University of Hamburg: EU Support for DNA Analysis in Real Time

European Research Council supports research into cost-effective and rapid DNA analysis – for monitoring disease
17 February 2022
Studierende im Chemielabor an der Uni Hamburg

DNA analysis finds application in a wide range of research fields. But current methods are seen as costly and time-consuming. A University of Hamburg team from the Physics Department is working on a procedure that will allow cost-effective and rapid DNA detection in real time. The aim is to facilitate more rapid and less invasive monitoring of diseases such as cancer. The scientific team has now received a Proof of Concept Grant from the European Research Council to the amount of 150,000 euros.

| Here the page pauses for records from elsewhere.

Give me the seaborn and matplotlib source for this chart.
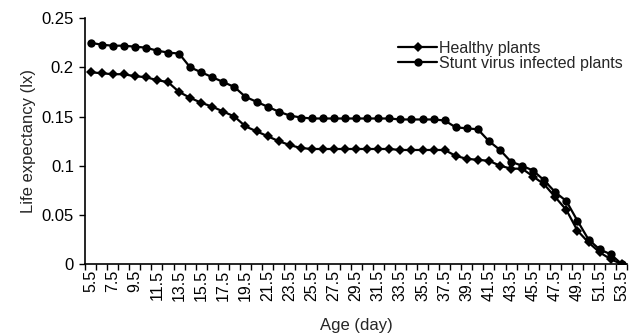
import matplotlib
matplotlib.use("Agg")
import matplotlib.pyplot as plt
import seaborn as sns
import pandas as pd
from matplotlib.ticker import FixedLocator, FormatStrFormatter

# ---- data ----
ages = [5.5, 6.5, 7.5, 8.5, 9.5, 10.5, 11.5, 12.5, 13.5, 14.5,
        15.5, 16.5, 17.5, 18.5, 19.5, 20.5, 21.5, 22.5, 23.5, 24.5,
        25.5, 26.5, 27.5, 28.5, 29.5, 30.5, 31.5, 32.5, 33.5, 34.5,
        35.5, 36.5, 37.5, 38.5, 39.5, 40.5, 41.5, 42.5, 43.5, 44.5,
        45.5, 46.5, 47.5, 48.5, 49.5, 50.5, 51.5, 52.5, 53.5]

healthy = [0.195, 0.194, 0.193, 0.193, 0.191, 0.190, 0.187, 0.185, 0.175, 0.169,
           0.164, 0.160, 0.155, 0.150, 0.140, 0.135, 0.130, 0.125, 0.121, 0.118,
           0.117, 0.117, 0.117, 0.117, 0.117, 0.117, 0.117, 0.117, 0.116, 0.116,
           0.116, 0.116, 0.116, 0.110, 0.107, 0.106, 0.105, 0.100, 0.097, 0.097,
           0.089, 0.081, 0.068, 0.055, 0.034, 0.022, 0.012, 0.005, 0.000]

infected = [0.225, 0.223, 0.222, 0.222, 0.221, 0.220, 0.217, 0.215, 0.214, 0.200,
            0.195, 0.190, 0.185, 0.180, 0.170, 0.165, 0.160, 0.155, 0.151, 0.149,
            0.148, 0.148, 0.148, 0.148, 0.148, 0.148, 0.148, 0.148, 0.147, 0.147,
            0.147, 0.147, 0.146, 0.139, 0.138, 0.137, 0.125, 0.116, 0.104, 0.100,
            0.095, 0.085, 0.073, 0.064, 0.044, 0.025, 0.015, 0.010, 0.000]

series_names = ["Healthy plants", "Stunt virus infected plants"]
y_ticks = [0, 0.05, 0.1, 0.15, 0.2, 0.25]
y_tick_labels = ["0", "0.05", "0.1", "0.15", "0.2", "0.25"]
x_label = "Age (day)"
y_label = "Life expectancy (lx)"

# ---- style ----
sns.set_style("white")
plt.rcParams['font.family'] = ['Liberation Sans', 'DejaVu Sans']

fig = plt.figure(figsize=(6.44, 3.36), dpi=100)
ax = fig.add_axes([0.132, 0.214, 0.842, 0.732])

df_h = pd.DataFrame({"Age": ages, "lx": healthy})
df_i = pd.DataFrame({"Age": ages, "lx": infected})

sns.lineplot(data=df_h, x="Age", y="lx", ax=ax, color="black", linewidth=1.6,
             marker="D", markersize=5.0, markeredgewidth=0, label=series_names[0])
sns.lineplot(data=df_i, x="Age", y="lx", ax=ax, color="black", linewidth=1.6,
             marker="o", markersize=6.0, markeredgewidth=0, label=series_names[1])

# axes limits / ticks (category-style x axis)
ax.set_xlim(ages[0] - 0.5, ages[-1] + 0.5)
ax.set_ylim(0, 0.25)
ax.xaxis.set_major_locator(FixedLocator(ages[::2]))
ax.xaxis.set_major_formatter(FormatStrFormatter('%g'))
ax.xaxis.set_minor_locator(FixedLocator([a - 0.5 for a in ages] + [ages[-1] + 0.5]))
ax.tick_params(axis='x', which='major', length=0, pad=4, labelsize=11.5, labelrotation=90,
               colors='black')
ax.tick_params(axis='x', which='minor', length=4, width=1.0, direction='out', color='black',
               bottom=True)
ax.set_yticks(y_ticks)
ax.set_yticklabels(y_tick_labels)
ax.tick_params(axis='y', which='major', length=4, width=1.0, direction='out', pad=4,
               labelsize=12, colors='black', left=True)

for s in ["top", "right"]:
    ax.spines[s].set_visible(False)
for s in ["left", "bottom"]:
    ax.spines[s].set_color("black")
    ax.spines[s].set_linewidth(1.2)

ax.grid(False)
ax.set_xlabel(x_label, fontsize=12, labelpad=12)
ax.set_ylabel(y_label, fontsize=12, labelpad=4)

leg = ax.legend(loc='upper left', bbox_to_anchor=(0.578, 0.907), frameon=False,
                fontsize=11.5, handlelength=2.4, handletextpad=0.15, labelspacing=0.0,
                borderaxespad=0, borderpad=0)

fig.savefig("out.png", dpi=100)
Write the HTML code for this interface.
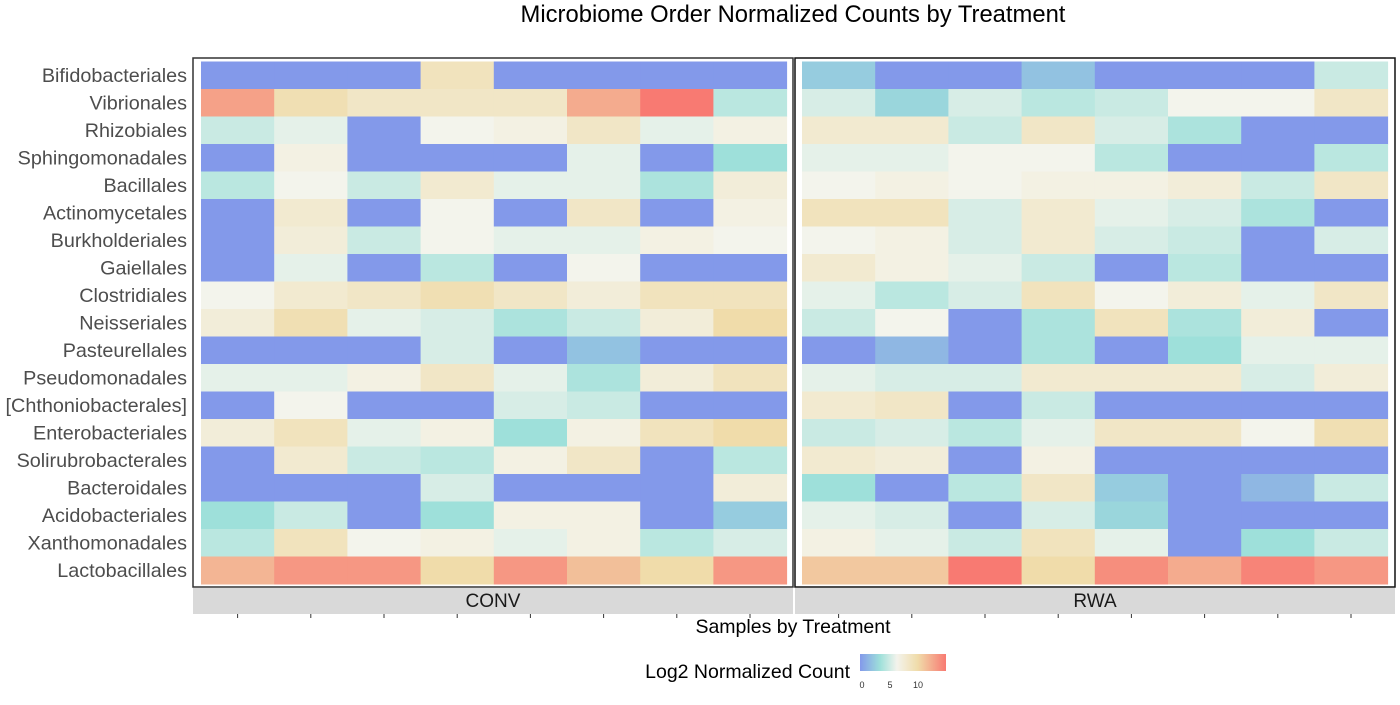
<!DOCTYPE html>
<html><head><meta charset="utf-8"><style>
body{margin:0;background:#fff;width:1400px;height:700px;overflow:hidden}
svg{font-family:"Liberation Sans",sans-serif}
</style></head><body>
<svg id="c" width="1400" height="700">
<defs><linearGradient id="lg" x1="0" x2="1" y1="0" y2="0">
<stop offset="0" stop-color="#8399ea"/><stop offset="0.233" stop-color="#9ee0da"/><stop offset="0.43" stop-color="#f3f3ec"/><stop offset="0.67" stop-color="#f0dcaa"/><stop offset="1" stop-color="#f87a72"/></linearGradient></defs>
<text x="793" y="22" font-size="23.8" text-anchor="middle">Microbiome Order Normalized Counts by Treatment</text>
<g id="cells"></g>
<rect x="193" y="58" width="600" height="529" fill="none" stroke="#333" stroke-width="1.5"/>
<rect x="795" y="58" width="600" height="529" fill="none" stroke="#111" stroke-width="1.5"/>
<rect x="193" y="588" width="600" height="26" fill="#d9d9d9"/>
<rect x="795" y="588" width="600" height="26" fill="#d9d9d9"/>
<text x="493" y="607" font-size="19" text-anchor="middle" fill="#1a1a1a">CONV</text>
<text x="1095" y="607" font-size="19" text-anchor="middle" fill="#1a1a1a">RWA</text>
<g id="ticks"></g>
<text x="793" y="633" font-size="19.5" text-anchor="middle">Samples by Treatment</text>
<text x="850" y="678" font-size="19.5" text-anchor="end">Log2 Normalized Count</text>
<rect x="860" y="654" width="86" height="17" fill="url(#lg)"/>
<text x="862" y="688" font-size="9" text-anchor="middle" fill="#333">0</text>
<text x="890" y="688" font-size="9" text-anchor="middle" fill="#333">5</text>
<text x="918" y="688" font-size="9" text-anchor="middle" fill="#333">10</text>
</svg>
<script>
const rows=["Bifidobacteriales","Vibrionales","Rhizobiales","Sphingomonadales","Bacillales","Actinomycetales","Burkholderiales","Gaiellales","Clostridiales","Neisseriales","Pasteurellales","Pseudomonadales","[Chthoniobacterales]","Enterobacteriales","Solirubrobacterales","Bacteroidales","Acidobacteriales","Xanthomonadales","Lactobacillales"];
const treatments=["CONV","RWA"];
const conv=[
[0,0,0,9,0,0,0,0],[13,9.5,8.5,8.5,8.5,12.5,15,4.5],[5,6,0,6.5,7,8.5,6,7],[0,7,0,0,0,6,0,3.5],
[4.5,6.5,5,8,6,6,4,7.5],[0,8,0,6.5,0,8.5,0,7],[0,7.5,5,6.5,6,6,7,6.5],[0,6,0,4.5,0,6.5,0,0],
[6.5,8,8.5,9.5,8.5,7.5,9,9],[7.5,9.5,6,5.5,4,5,7.5,10],[0,0,0,5.5,0,2,0,0],[6,6,7,8.5,6,4,7.5,9],
[0,6.5,0,0,5.5,5,0,0],[7.5,9,6,7,3.5,7,9,10],[0,8,5,4.5,7,8.5,0,4.5],[0,0,0,5.5,0,0,0,7.5],
[3.5,5,0,3.5,7,7,0,2.5],[4.5,9,6.5,7,6,7,4.5,5.5],[12,13.5,13.5,10,13.5,11.5,10,13.5]];
const rwa=[
[2.5,0,0,2,0,0,0,5],[5.5,3,5.5,4.5,5,6.5,6.5,8.5],[8,8,5,8.5,5.5,4,0,0],[6,6,6.5,6.5,4.5,0,0,4.5],
[6.5,7,6.5,7,7,7.5,5,8.5],[9,9,5.5,8,6,5.5,4,0],[6.5,7,5.5,8,5.5,5,0,5.5],[8,7,6,5,0,4.5,0,0],
[6,4.5,5.5,9,6.5,7.5,6,8.5],[5,6.5,0,4,9,4,7.5,0],[0,1.5,0,4,0,3.5,6,6],[6,5.5,5.5,8,8,8,5.5,7.5],
[8,8.5,0,5,0,0,0,0],[5,5.5,4.5,6,8.5,8.5,6.5,9.5],[8,7.5,0,7,0,0,0,0],[3.5,0,4.5,8.5,2.5,0,1.5,5],
[6,5.5,0,5.5,3,0,0,0],[7,6,5,9,6,0,3.5,5],[11,11,15,10,14,12.5,14.5,13.5]];
const stopsV=[0,3.5,6.5,10,15];
const stopsC=[[131,153,234],[158,224,218],[243,244,236],[240,220,170],[248,122,114]];
function color(v){v=Math.max(0,Math.min(15,v));let i=0;while(i<stopsV.length-2&&v>stopsV[i+1])i++;
const t=(v-stopsV[i])/(stopsV[i+1]-stopsV[i]);const a=stopsC[i],b=stopsC[i+1];
return `rgb(${a.map((x,k)=>Math.round(x+(b[k]-x)*t)).join(',')})`;}
const panelX=[201,802],cellW=73.2,top0=61.5,rowH=27.5;
const xs=(p,j)=>panelX[p]+j*cellW, ys=i=>top0+i*rowH;
const ns="http://www.w3.org/2000/svg";
const g=document.getElementById('cells'),svg=document.getElementById('c'),tk=document.getElementById('ticks');
[conv,rwa].forEach((m,p)=>{m.forEach((r,i)=>r.forEach((v,j)=>{
const e=document.createElementNS(ns,'rect');
e.setAttribute('x',xs(p,j));e.setAttribute('y',ys(i));e.setAttribute('width',cellW+0.5);e.setAttribute('height',rowH+0.5);
e.setAttribute('fill',color(v));


g.appendChild(e);}));
for(let j=0;j<8;j++){const l=document.createElementNS(ns,'line');const x=xs(p,j)+cellW/2;
l.setAttribute('x1',x);l.setAttribute('x2',x);l.setAttribute('y1',614);l.setAttribute('y2',618);l.setAttribute('stroke','#333');


tk.appendChild(l);}});
rows.forEach((n,i)=>{const t=document.createElementNS(ns,'text');
t.setAttribute('x',187);t.setAttribute('y',ys(i)+rowH/2+6.5);t.setAttribute('text-anchor','end');t.setAttribute('font-size','19.8');t.setAttribute('fill','#4d4d4d');
t.textContent=n;


svg.appendChild(t);});
</script>
</body></html>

DNA detection in real time could improve early cancer diagnosis

The procedure in so-called “liquid biopsy” developed by Dr Irene Fernandez-Cuesta and her team is called “Laser-Assisted DNA Optical Mapping” (LADOM) and is able to detect DNA molecules from a Real Time Test. “In this way, it will be possible in the future to monitor the efficacy of a treatment almost in real time, to detect metastases at an early stage and in the more distant future even to allow early detection of primary tumours in routine blood analysis,” Fernandez-Cuesta says.

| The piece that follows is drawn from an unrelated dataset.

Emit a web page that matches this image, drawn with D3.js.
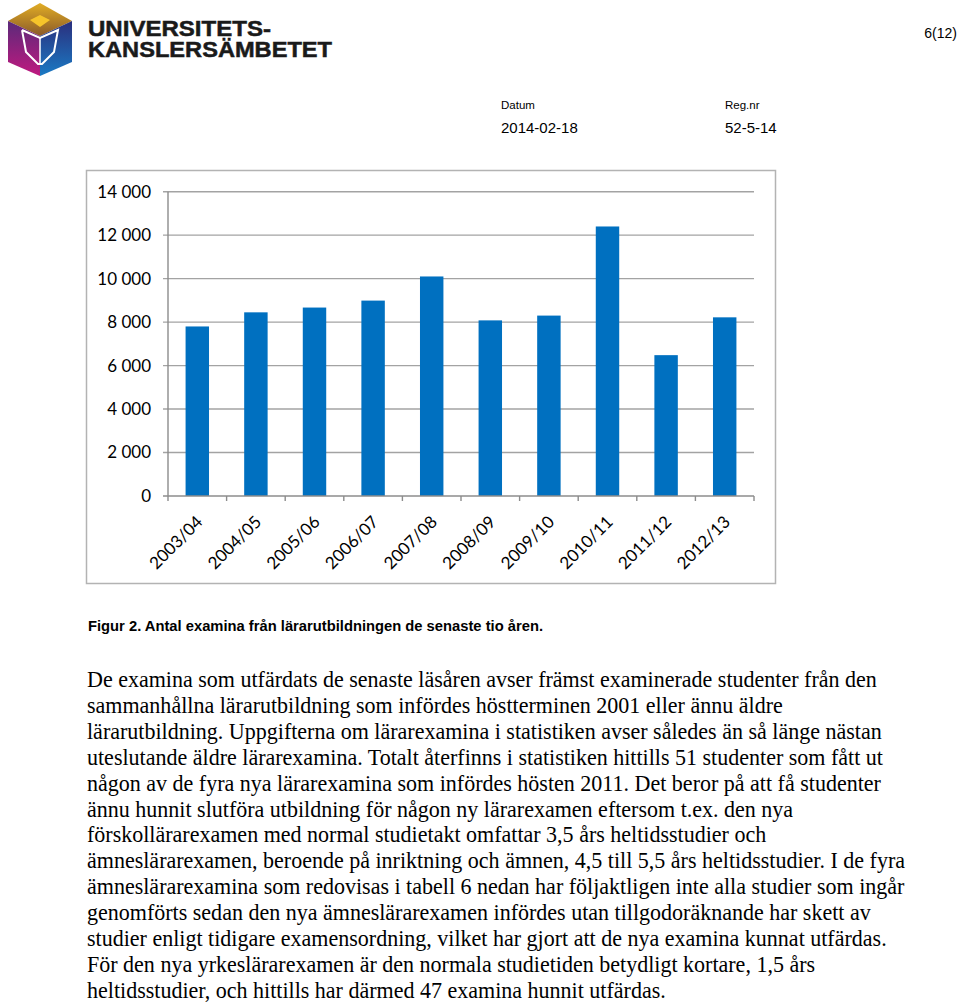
<!DOCTYPE html>
<html>
<head>
<meta charset="utf-8">
<script src="https://cdn.jsdelivr.net/npm/d3@7"></script>
<style>
  html, body { margin: 0; padding: 0; background: #fff; }
  svg { display: block; }
</style>
</head>
<body>
<svg id="page" width="960" height="1004"></svg>
<script>
// ---------- data ----------
const categories = ["2003/04", "2004/05", "2005/06", "2006/07", "2007/08", "2008/09", "2009/10", "2010/11", "2011/12", "2012/13"];
const values = [7800, 8450, 8670, 8990, 10100, 8080, 8300, 12400, 6480, 8220];
const yTicks = [0, 2000, 4000, 6000, 8000, 10000, 12000, 14000];

const logoLine1 = "UNIVERSITETS-";
const logoLine2 = "KANSLERSÄMBETET";
const pageNo = "6(12)";
const metaLabels = ["Datum", "Reg.nr"];
const metaValues = ["2014-02-18", "52-5-14"];
const caption = "Figur 2. Antal examina från lärarutbildningen de senaste tio åren.";
const paragraph = [
  "De examina som utfärdats de senaste läsåren avser främst examinerade studenter från den",
  "sammanhållna lärarutbildning som infördes höstterminen 2001 eller ännu äldre",
  "lärarutbildning. Uppgifterna om lärarexamina i statistiken avser således än så länge nästan",
  "uteslutande äldre lärarexamina. Totalt återfinns i statistiken hittills 51 studenter som fått ut",
  "någon av de fyra nya lärarexamina som infördes hösten 2011. Det beror på att få studenter",
  "ännu hunnit slutföra utbildning för någon ny lärarexamen eftersom t.ex. den nya",
  "förskollärarexamen med normal studietakt omfattar 3,5 års heltidsstudier och",
  "ämneslärarexamen, beroende på inriktning och ämnen, 4,5 till 5,5 års heltidsstudier. I de fyra",
  "ämneslärarexamina som redovisas i tabell 6 nedan har följaktligen inte alla studier som ingår",
  "genomförts sedan den nya ämneslärarexamen infördes utan tillgodoräknande har skett av",
  "studier enligt tidigare examensordning, vilket har gjort att de nya examina kunnat utfärdas.",
  "För den nya yrkeslärarexamen är den normala studietiden betydligt kortare, 1,5 års",
  "heltidsstudier, och hittills har därmed 47 examina hunnit utfärdas."
];

// ---------- page ----------
const svg = d3.select("#page");
const defs = svg.append("defs");

// ---- logo ----
const gGold = defs.append("linearGradient").attr("id", "gGold").attr("x1", 0).attr("y1", 0).attr("x2", 0).attr("y2", 1);
gGold.append("stop").attr("offset", "0%").attr("stop-color", "#e2ad24");
gGold.append("stop").attr("offset", "100%").attr("stop-color", "#8a5a2a");
const gPurple = defs.append("linearGradient").attr("id", "gPurple").attr("x1", 0).attr("y1", 0).attr("x2", 0).attr("y2", 1);
gPurple.append("stop").attr("offset", "0%").attr("stop-color", "#5a2a7a");
gPurple.append("stop").attr("offset", "100%").attr("stop-color", "#c0197f");
const gBlue = defs.append("linearGradient").attr("id", "gBlue").attr("x1", 0).attr("y1", 0).attr("x2", 0).attr("y2", 1);
gBlue.append("stop").attr("offset", "0%").attr("stop-color", "#2b2f7d");
gBlue.append("stop").attr("offset", "100%").attr("stop-color", "#1a7ac4");

const logo = svg.append("g");
logo.append("polygon").attr("points", "8,21 40,3 72,21 40,36").attr("fill", "url(#gGold)");
logo.append("polygon").attr("points", "8,21 40,36 40,76 8,62").attr("fill", "url(#gPurple)");
logo.append("polygon").attr("points", "72,21 40,36 40,76 72,62").attr("fill", "url(#gBlue)");
logo.append("polygon").attr("points", "30,20 40,15 50,20 40,27").attr("fill", "#f6c42a");
logo.append("polyline").attr("points", "22,30 40,38 58,30 54,52 42,64 38,64 26,52 22,30")
  .attr("fill", "none").attr("stroke", "#fff").attr("stroke-width", 2);
logo.append("polyline").attr("points", "40,38 40,64").attr("stroke", "#fff").attr("stroke-width", 1.5);

svg.append("text").attr("x", 88).attr("y", 35.5)
  .attr("font-family", "Liberation Sans, Arial, sans-serif").attr("font-weight", "bold")
  .attr("font-size", 22).attr("fill", "#1a1a1a").attr("stroke", "#1a1a1a").attr("stroke-width", 0.5)
  .attr("textLength", 183).attr("lengthAdjust", "spacingAndGlyphs").text(logoLine1);
svg.append("text").attr("x", 88).attr("y", 57)
  .attr("font-family", "Liberation Sans, Arial, sans-serif").attr("font-weight", "bold")
  .attr("font-size", 22).attr("fill", "#1a1a1a").attr("stroke", "#1a1a1a").attr("stroke-width", 0.5)
  .attr("textLength", 244).attr("lengthAdjust", "spacingAndGlyphs").text(logoLine2);

svg.append("text").attr("x", 957).attr("y", 38).attr("text-anchor", "end")
  .attr("font-family", "Liberation Sans, Arial, sans-serif").attr("font-size", 14)
  .attr("fill", "#000").text(pageNo);

const metaX = [501, 725];
metaLabels.forEach((t, i) => {
  svg.append("text").attr("x", metaX[i]).attr("y", 108.5)
    .attr("font-family", "Liberation Sans, Arial, sans-serif").attr("font-size", 11.5)
    .attr("fill", "#000").text(t);
  svg.append("text").attr("x", metaX[i]).attr("y", 133)
    .attr("font-family", "Liberation Sans, Arial, sans-serif").attr("font-size", 15)
    .attr("fill", "#000").text(metaValues[i]);
});

// ---- chart ----
svg.append("rect").attr("x", 86.5).attr("y", 170.5).attr("width", 689).attr("height", 413)
  .attr("fill", "#fff").attr("stroke", "#b3b3b3").attr("stroke-width", 1.5);

const x = d3.scaleBand().domain(categories).range([168, 754]).paddingInner(0.6).paddingOuter(0.3);
const y = d3.scaleLinear().domain([0, 14000]).range([496, 191.7]);
const locale = d3.formatLocale({ decimal: ",", thousands: " ", grouping: [3], currency: ["", ""] });
const fmt = locale.format(",d");

const chart = svg.append("g");

// gridlines (with the small outer tick at left)
chart.append("g").selectAll("line").data(yTicks.filter(d => d > 0)).join("line")
  .attr("x1", 163).attr("x2", 754)
  .attr("y1", d => y(d)).attr("y2", d => y(d))
  .attr("stroke", "#a3a3a3").attr("stroke-width", 1.4);

// y axis labels
chart.append("g").selectAll("text").data(yTicks).join("text")
  .attr("x", 151).attr("y", d => y(d)).attr("dy", "0.35em")
  .attr("text-anchor", "end")
  .attr("font-family", "Lato, Carlito, Calibri, sans-serif").attr("font-size", 17)
  .attr("fill", "#000").text(d => fmt(d));

// bars
chart.append("g").selectAll("rect").data(values).join("rect")
  .attr("x", (d, i) => x(categories[i]))
  .attr("width", x.bandwidth())
  .attr("y", d => y(d))
  .attr("height", d => y(0) - y(d))
  .attr("fill", "#0070c0");

// axes lines
chart.append("line").attr("x1", 168).attr("x2", 168).attr("y1", y(14000)).attr("y2", y(0))
  .attr("stroke", "#8c8c8c").attr("stroke-width", 1.4);
chart.append("line").attr("x1", 163).attr("x2", 754).attr("y1", y(0)).attr("y2", y(0))
  .attr("stroke", "#8c8c8c").attr("stroke-width", 1.4);

// x ticks at band boundaries
const boundaries = categories.map(c => x(c) - x.step() * x.paddingOuter()).concat([x.range()[1]]);
chart.append("g").selectAll("line").data(boundaries).join("line")
  .attr("x1", d => d).attr("x2", d => d).attr("y1", y(0)).attr("y2", y(0) + 5)
  .attr("stroke", "#8c8c8c").attr("stroke-width", 1.4);

// x labels
chart.append("g").selectAll("text").data(categories).join("text")
  .attr("transform", d => `translate(${x(d) + x.bandwidth() / 2 + 6.5},523) rotate(-45)`)
  .attr("text-anchor", "end")
  .attr("font-family", "Lato, Carlito, Calibri, sans-serif").attr("font-size", 17)
  .attr("fill", "#000").text(d => d);

// ---- caption ----
svg.append("text").attr("x", 88).attr("y", 631)
  .attr("font-family", "Liberation Sans, Arial, sans-serif").attr("font-weight", "bold")
  .attr("font-size", 15.5).attr("fill", "#000")
  .attr("textLength", 455).attr("lengthAdjust", "spacingAndGlyphs")
  .text(caption);

// ---- paragraph ----
const para = svg.append("g")
  .attr("font-family", "Liberation Serif, 'Times New Roman', serif").attr("fill", "#000");
const probe = para.append("text").attr("font-size", 100).text(paragraph[0]);
const w100 = probe.node().getComputedTextLength();
probe.remove();
const fs = 100 * 790 / w100;
para.selectAll("text").data(paragraph).join("text")
  .attr("x", 87).attr("y", (d, i) => 687 + i * 25.9)
  .attr("font-size", fs)
  .text(d => d);
</script>
</body>
</html>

University of Hamburg and DESY conducting joint research

With liquid biopsy for the purposes of monitoring cancer, tissue does not have to be taken from the organ being investigated. The material is rather taken from the blood, which contains tumour material such as cells, DNA and RNA in circulation. It has not been possible to utilise this technique in a routine way to date, as among other things the limited material for analysis and the complex DNA sequencing method posed a problem. This is where the new procedure developed by the Hamburg research team comes in: Among other things, it needs less liquid, is quicker and is also easier to read off than sequencing. As microscopes, pumps, electrical power and cameras are not required, it may be possible in the future to make use of this technology outside the research laboratory and even to make the equipment portable. The team is currently investigating this option along with a working group from the German Electron Synchrotron (Deutschen Elektronen-Synchrotron - DESY).

European Research Council

Scientists wishing to assess the economic and social potential of their research may apply for a Proof of Concept Grant from the European Research Council (ERC). The initial steps towards implementation of research results into the pre-competitive development of ideas that are of commercial and social value are subsidised for 18 months and with a lump sum of 150,000 euros by means of the Proof of Concept Grant.